Сампсис был весьма любознательным человеком. Когда он заставал Климента и Наума склонившимися над пергаментом и красками, то входил на цыпочках в комнату, садился в угол и затихал, будто его вовсе не было, — ни слова, ни звука. Лишь когда они распрямляли уставшие плечи и сумерки заполняли комнату, хозяин распоряжался принести свечи, и разговор начинался. Беседы продолжались и за богатой трапезой. Сампсис то и дело напоминал им, чтобы ели, сердился, когда видел, что глиняные миски не опорожняются, и все ставил в пример себя и своего сына: вдвоем они съедали зараз целую серну. Порой хозяин досаждал своей настойчивостью, но гости понимали, что он делает это от доброго сердца, и не сердились. Радость сампсиса была безграничной, княжеская милость окрылила его. По воскресеньям к нему приходили знатные люди, приближенные к княжескому двору, и увлеченно слушали Климента и Наума. Они рассказывали о Моравии, вспоминали о диспуте в Венеции, воссоздавали, как могли, образы первоучителей, заставляя слушателей восторгаться их стойкостью и знаниями. Особенно взволновал всех рассказ о встрече Кирилла и Мефодия с папой римским. Когда они слушали о гонениях в Моравии, их кулаки гневно сжимались.
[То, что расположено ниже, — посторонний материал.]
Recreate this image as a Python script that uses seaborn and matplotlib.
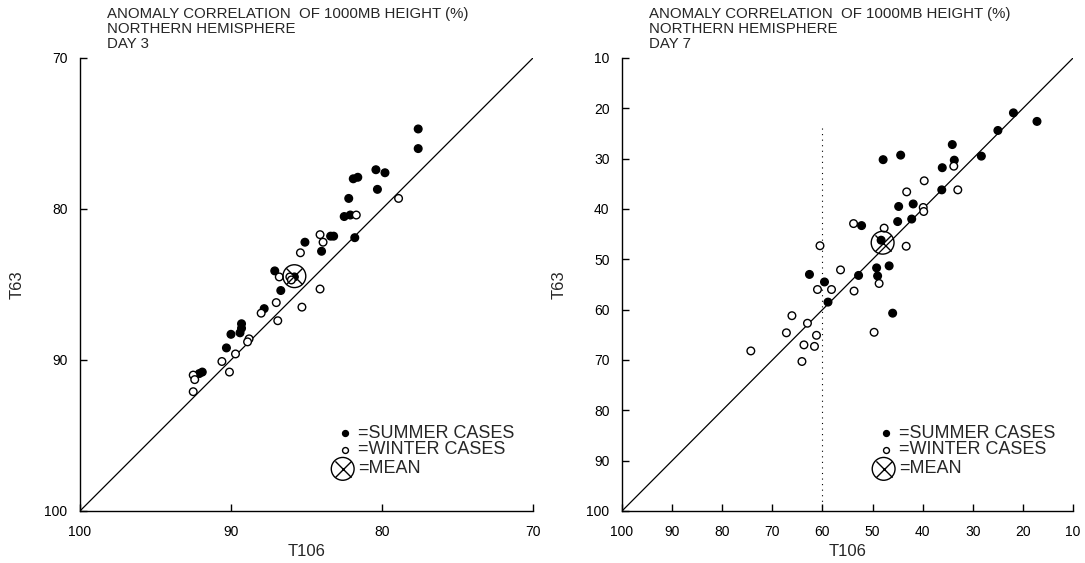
import numpy as np
import pandas as pd
import seaborn as sns
import matplotlib.pyplot as plt

# Day 3 values (T106, T63)
day3_summer_t106 = [77.6, 77.6, 80.4, 79.8, 81.9, 81.6, 80.3, 82.2, 82.5, 82.1, 83.4, 83.2, 81.8,
                    85.1, 84.0, 87.1, 85.8, 86.7, 87.8, 89.3, 89.3, 89.4, 90.0, 90.3, 91.9, 92.1]
day3_summer_t63 = [74.7, 76.0, 77.4, 77.6, 78.0, 77.9, 78.7, 79.3, 80.5, 80.4, 81.8, 81.8, 81.9,
                   82.2, 82.8, 84.1, 84.5, 85.4, 86.6, 87.6, 87.9, 88.2, 88.3, 89.2, 90.8, 90.9]
day3_winter_t106 = [78.9, 81.7, 84.1, 83.9, 85.4, 86.8, 86.1, 86.0, 84.1, 87.0, 85.3, 88.0, 86.9,
                    88.8, 88.9, 89.7, 90.6, 90.1, 92.5, 92.4, 92.5]
day3_winter_t63 = [79.3, 80.4, 81.7, 82.2, 82.9, 84.5, 84.5, 84.7, 85.3, 86.2, 86.5, 86.9, 87.4,
                   88.6, 88.8, 89.6, 90.1, 90.8, 91.0, 91.3, 92.1]
day3_mean = (85.8, 84.45)

# Day 7 values (T106, T63)
day7_summer_t106 = [21.9, 17.2, 25.0, 34.1, 47.9, 44.4, 28.3, 33.7, 36.1, 36.2, 41.9, 44.8, 42.2,
                    45.0, 52.2, 48.3, 52.8, 49.2, 49.0, 46.7, 62.6, 59.6, 58.9, 46.0]
day7_summer_t63 = [20.9, 22.6, 24.4, 27.2, 30.2, 29.3, 29.5, 30.3, 31.8, 36.2, 39.0, 39.5, 42.0,
                   42.5, 43.3, 46.2, 53.2, 51.7, 53.3, 51.3, 53.0, 54.5, 58.5, 60.7]
day7_winter_t106 = [33.8, 39.7, 33.0, 43.2, 39.9, 39.8, 53.8, 47.7, 43.3, 60.5, 56.4, 61.0, 58.2,
                    53.7, 48.7, 66.1, 63.0, 67.2, 61.2, 63.7, 61.6, 74.3, 64.1, 49.7]
day7_winter_t63 = [31.5, 34.4, 36.2, 36.6, 39.7, 40.5, 42.9, 43.8, 47.4, 47.3, 52.1, 56.0, 56.0,
                   56.3, 54.8, 61.2, 62.7, 64.6, 65.1, 67.0, 67.3, 68.2, 70.3, 64.5]
day7_mean = (48.0, 46.7)

day3_ticks = [100, 90, 80, 70]
day7_ticks = [100, 90, 80, 70, 60, 50, 40, 30, 20, 10]

title_lines = "ANOMALY CORRELATION  OF 1000MB HEIGHT (%)\nNORTHERN HEMISPHERE\n"


def make_df(st, sy, wt, wy):
    return pd.DataFrame({
        'T106': list(st) + list(wt),
        'T63': list(sy) + list(wy),
        'season': ['SUMMER'] * len(st) + ['WINTER'] * len(wt),
    })


sns.set_style('ticks')
plt.rcParams['font.family'] = ['Liberation Sans', 'DejaVu Sans']

fig = plt.figure(figsize=(10.85, 5.63), dpi=100)
ax1 = fig.add_axes([0.0737, 0.0924, 0.4175, 0.8046])
ax2 = fig.add_axes([0.5733, 0.0924, 0.4157, 0.8046])

panels = [
    (ax1, make_df(day3_summer_t106, day3_summer_t63, day3_winter_t106, day3_winter_t63),
     day3_mean, day3_ticks, 'DAY 3'),
    (ax2, make_df(day7_summer_t106, day7_summer_t63, day7_winter_t106, day7_winter_t63),
     day7_mean, day7_ticks, 'DAY 7'),
]

for ax, df, mean, ticks, day in panels:
    lo, hi = min(ticks), max(ticks)
    ax.plot([hi, lo], [hi, lo], color='black', lw=0.9, zorder=1)
    if day == 'DAY 7':
        ax.vlines(60, 24, 100, color='black', lw=0.8, linestyles=(0, (1, 4)), zorder=1)
    sns.scatterplot(data=df, x='T106', y='T63', hue='season',
                    palette={'SUMMER': 'black', 'WINTER': 'white'},
                    edgecolor='black', linewidth=1.0, s=30, legend=False, ax=ax, zorder=3)
    ax.scatter([mean[0]], [mean[1]], marker='o', s=270, facecolor='none',
               edgecolor='black', lw=1.0, zorder=4)
    ax.scatter([mean[0]], [mean[1]], marker='x', s=136, color='black', lw=1.0, zorder=4)

    ax.set_xlim(hi, lo)
    ax.set_ylim(hi, lo)
    ax.set_xticks(ticks)
    ax.set_yticks(ticks)
    ax.tick_params(direction='in', length=5, width=1, labelsize=10, colors='black')
    ax.tick_params(axis='x', pad=10)
    ax.tick_params(axis='y', pad=9)
    for s in ['top', 'right']:
        ax.spines[s].set_visible(False)
    for s in ['left', 'bottom']:
        ax.spines[s].set_linewidth(1.0)
        ax.spines[s].set_color('black')
    ax.set_xlabel('T106', fontsize=12, labelpad=4)
    ax.set_ylabel('T63', fontsize=12, labelpad=14)

    ax.text(0.06, 1.112, title_lines + day, transform=ax.transAxes, fontsize=10.8,
            va='top', ha='left', linespacing=1.08)

    # hand-drawn key
    mx, tx = 0.585, 0.614
    ax.scatter([mx], [0.172], transform=ax.transAxes, marker='o', s=18,
               color='black', clip_on=False, zorder=5)
    ax.scatter([mx], [0.135], transform=ax.transAxes, marker='o', s=18,
               facecolor='white', edgecolor='black', lw=1.0, clip_on=False, zorder=5)
    ax.scatter([mx - 0.005], [0.093], transform=ax.transAxes, marker='o', s=270,
               facecolor='none', edgecolor='black', lw=1.0, clip_on=False, zorder=5)
    ax.scatter([mx - 0.005], [0.093], transform=ax.transAxes, marker='x', s=136,
               color='black', lw=1.0, clip_on=False, zorder=5)
    for yy, label in [(0.172, '=SUMMER CASES'), (0.135, '=WINTER CASES'), (0.093, '=MEAN')]:
        ax.text(tx, yy, label, transform=ax.transAxes, fontsize=13, va='center', ha='left')

fig.savefig('out.png', dpi=100)
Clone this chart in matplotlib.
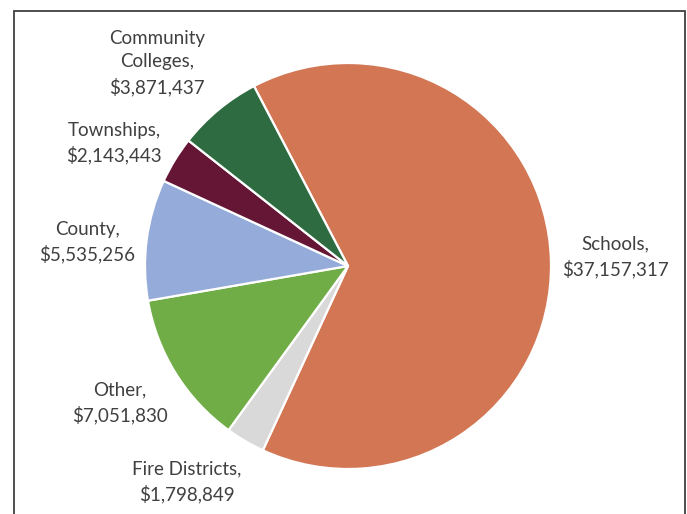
import matplotlib
matplotlib.use("Agg")
import matplotlib.pyplot as plt
from matplotlib.patches import Rectangle

categories = ["Schools", "Fire Districts", "Other", "County", "Townships", "Community\nColleges"]
amounts = [37157317, 1798849, 7051830, 5535256, 2143443, 3871437]
colors = ["#D27654", "#D9D9D9", "#70AD47", "#95ABD9", "#651634", "#2E6B41"]

labels = [f"{c},\n${v:,}" for c, v in zip(categories, amounts)]

# label centres in pixels (from top-left)
label_px = [(615, 257), (187, 482), (120, 403), (87, 242), (114, 143), (157, 63)]

W, H = 687, 514
fig = plt.figure(figsize=(W / 100, H / 100), dpi=100)

# pie centre and radius in pixels
cx, cy, R = 348, 266, 203
ax = fig.add_axes([0, 0, 1, 1])

wedges, texts = ax.pie(
    amounts,
    labels=labels,
    colors=colors,
    startangle=117.6,
    counterclock=False,
    wedgeprops=dict(edgecolor="white", linewidth=1.6),
    textprops=dict(fontsize=13.5, color="#404040", family=["Lato", "DejaVu Sans"],
                   linespacing=1.45),
)
for t, (px, py) in zip(texts, label_px):
    t.set_ha("center")
    t.set_va("center")
    t.set_position(((px - cx) / R, (cy - py) / R))

ax.set_xlim(-cx / R, (W - cx) / R)
ax.set_ylim(-(H - cy) / R, cy / R)
ax.set_aspect("auto")
ax.axis("off")

# chart frame (bottom edge runs off the canvas)
fig.add_artist(Rectangle((14 / W, -0.05), (685 - 14) / W, (H - 11) / H + 0.05,
                         transform=fig.transFigure, fill=False,
                         edgecolor="#404040", linewidth=1.3))

fig.savefig("out.png", dpi=100)
plt.close(fig)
Гости не переставали поражаться, как это люди, которые молятся Христу, могут столь жестоко преследовать своих духовных братьев. Несмотря на старания Климента и Наума объяснить нм спорные вопросы в догматах двух церквей, они не могли уразуметь это и во всем винили врага рода человеческого. Только окаянный способен поссорить людей так, что в ослеплении брат убивает брата... Гибель Горазда на площади Велеграда воспринималась ими как дьявольское наущение. Они видели казни не раз, но самосуд был им почти неизвестен, а потому казался невероятен. Костры из книг, разгром училищ, заключение в тюрьму и продажа молодых учеников, изгнание — все это было для болгар похоже на страшную сказку, в которой действуют темные силы. Но вот эти страдальцы, сохранившие доброту и веру в своего бога, сидят теперь среди слушателей и повествуют о своих злоключениях.